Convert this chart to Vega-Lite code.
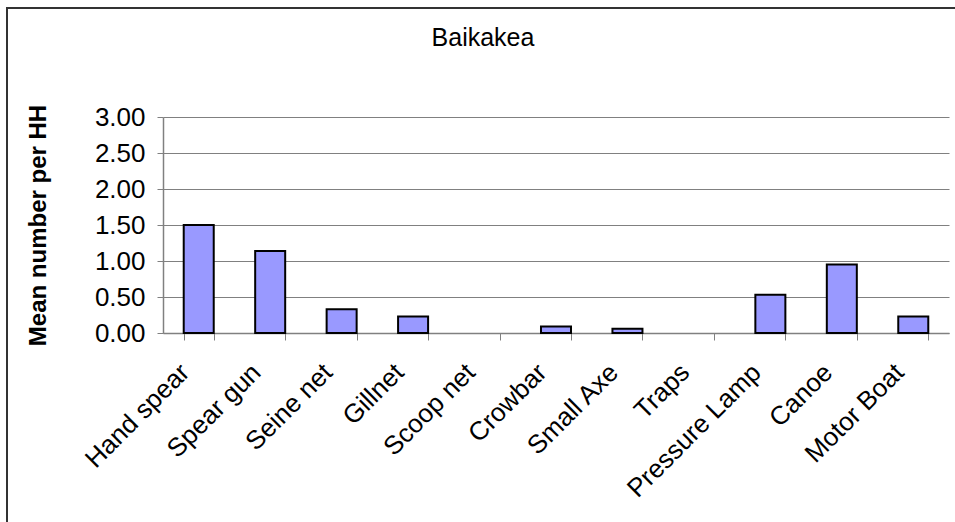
{
  "$schema": "https://vega.github.io/schema/vega-lite/v6.json",
  "width": 952,
  "height": 520,
  "autosize": {"type": "none"},
  "padding": {"left": 7, "top": 8, "right": -4, "bottom": -6},
  "background": "white",
  "title": {
    "text": "Baikakea",
    "anchor": "middle",
    "frame": "group",
    "offset": -63,
    "baseline": "alphabetic",
    "font": "Liberation Sans",
    "fontSize": 25,
    "fontWeight": "normal",
    "color": "black"
  },
  "data": {
    "values": [
      {"gear": "Hand spear", "mean": 1.5},
      {"gear": "Spear gun", "mean": 1.14},
      {"gear": "Seine net", "mean": 0.33},
      {"gear": "Gillnet", "mean": 0.23},
      {"gear": "Scoop net", "mean": 0},
      {"gear": "Crowbar", "mean": 0.09},
      {"gear": "Small Axe", "mean": 0.06},
      {"gear": "Traps", "mean": 0},
      {"gear": "Pressure Lamp", "mean": 0.53},
      {"gear": "Canoe", "mean": 0.95},
      {"gear": "Motor Boat", "mean": 0.23}
    ]
  },
  "mark": {"type": "bar", "fill": "#9999FF", "strokeWidth": 2},
  "encoding": {
    "x": {
      "field": "gear",
      "type": "nominal",
      "sort": null,
      "scale": {"range": [156, 942], "paddingInner": 0.58, "paddingOuter": 0.29},
      "axis": {
        "title": null,
        "offset": -195,
        "grid": false,
        "tickBand": "extent",
        "tickSize": 7,
        "tickColor": "#808080",
        "domainColor": "#808080",
        "domainWidth": 1.5,
        "labelAngle": -45,
        "labelAlign": "right",
        "labelBaseline": "middle",
        "labelPadding": 28,
        "labelOffset": -14,
        "labelFont": "Liberation Sans",
        "labelFontSize": 26,
        "labelColor": "black"
      }
    },
    "y": {
      "field": "mean",
      "type": "quantitative",
      "scale": {"domain": [0, 3], "range": [325, 109], "nice": false},
      "axis": {
        "values": [0, 0.5, 1, 1.5, 2, 2.5, 3],
        "format": ".2f",
        "offset": -156,
        "grid": true,
        "gridColor": "#808080",
        "gridWidth": 1,
        "domainColor": "#808080",
        "domainWidth": 1.5,
        "tickColor": "#808080",
        "tickSize": 6,
        "labelPadding": 12,
        "labelFont": "Liberation Sans",
        "labelFontSize": 26,
        "labelColor": "black",
        "title": "Mean number per HH",
        "titleFont": "Liberation Sans",
        "titleFontSize": 24,
        "titleFontWeight": "bold",
        "titleColor": "black",
        "titlePadding": 44
      }
    },
    "stroke": {
      "condition": {"test": "datum.mean > 0", "value": "black"},
      "value": null
    }
  },
  "config": {
    "view": {"stroke": "#333333", "strokeWidth": 2}
  }
}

§ **DESCRIPTION OF THE TASK**
Return the material word for word. Pictures are not part of the copy.

§ **COMPLETE RESPONSE**
Convert this chart to Vega-Lite code.
{
  "$schema": "https://vega.github.io/schema/vega-lite/v6.json",
  "width": 952,
  "height": 520,
  "autosize": {"type": "none"},
  "padding": {"left": 7, "top": 8, "right": -4, "bottom": -6},
  "background": "white",
  "title": {
    "text": "Baikakea",
    "anchor": "middle",
    "frame": "group",
    "offset": -63,
    "baseline": "alphabetic",
    "font": "Liberation Sans",
    "fontSize": 25,
    "fontWeight": "normal",
    "color": "black"
  },
  "data": {
    "values": [
      {"gear": "Hand spear", "mean": 1.5},
      {"gear": "Spear gun", "mean": 1.14},
      {"gear": "Seine net", "mean": 0.33},
      {"gear": "Gillnet", "mean": 0.23},
      {"gear": "Scoop net", "mean": 0},
      {"gear": "Crowbar", "mean": 0.09},
      {"gear": "Small Axe", "mean": 0.06},
      {"gear": "Traps", "mean": 0},
      {"gear": "Pressure Lamp", "mean": 0.53},
      {"gear": "Canoe", "mean": 0.95},
      {"gear": "Motor Boat", "mean": 0.23}
    ]
  },
  "mark": {"type": "bar", "fill": "#9999FF", "strokeWidth": 2},
  "encoding": {
    "x": {
      "field": "gear",
      "type": "nominal",
      "sort": null,
      "scale": {"range": [156, 942], "paddingInner": 0.58, "paddingOuter": 0.29},
      "axis": {
        "title": null,
        "offset": -195,
        "grid": false,
        "tickBand": "extent",
        "tickSize": 7,
        "tickColor": "#808080",
        "domainColor": "#808080",
        "domainWidth": 1.5,
        "labelAngle": -45,
        "labelAlign": "right",
        "labelBaseline": "middle",
        "labelPadding": 28,
        "labelOffset": -14,
        "labelFont": "Liberation Sans",
        "labelFontSize": 26,
        "labelColor": "black"
      }
    },
    "y": {
      "field": "mean",
      "type": "quantitative",
      "scale": {"domain": [0, 3], "range": [325, 109], "nice": false},
      "axis": {
        "values": [0, 0.5, 1, 1.5, 2, 2.5, 3],
        "format": ".2f",
        "offset": -156,
        "grid": true,
        "gridColor": "#808080",
        "gridWidth": 1,
        "domainColor": "#808080",
        "domainWidth": 1.5,
        "tickColor": "#808080",
        "tickSize": 6,
        "labelPadding": 12,
        "labelFont": "Liberation Sans",
        "labelFontSize": 26,
        "labelColor": "black",
        "title": "Mean number per HH",
        "titleFont": "Liberation Sans",
        "titleFontSize": 24,
        "titleFontWeight": "bold",
        "titleColor": "black",
        "titlePadding": 44
      }
    },
    "stroke": {
      "condition": {"test": "datum.mean > 0", "value": "black"},
      "value": null
    }
  },
  "config": {
    "view": {"stroke": "#333333", "strokeWidth": 2}
  }
}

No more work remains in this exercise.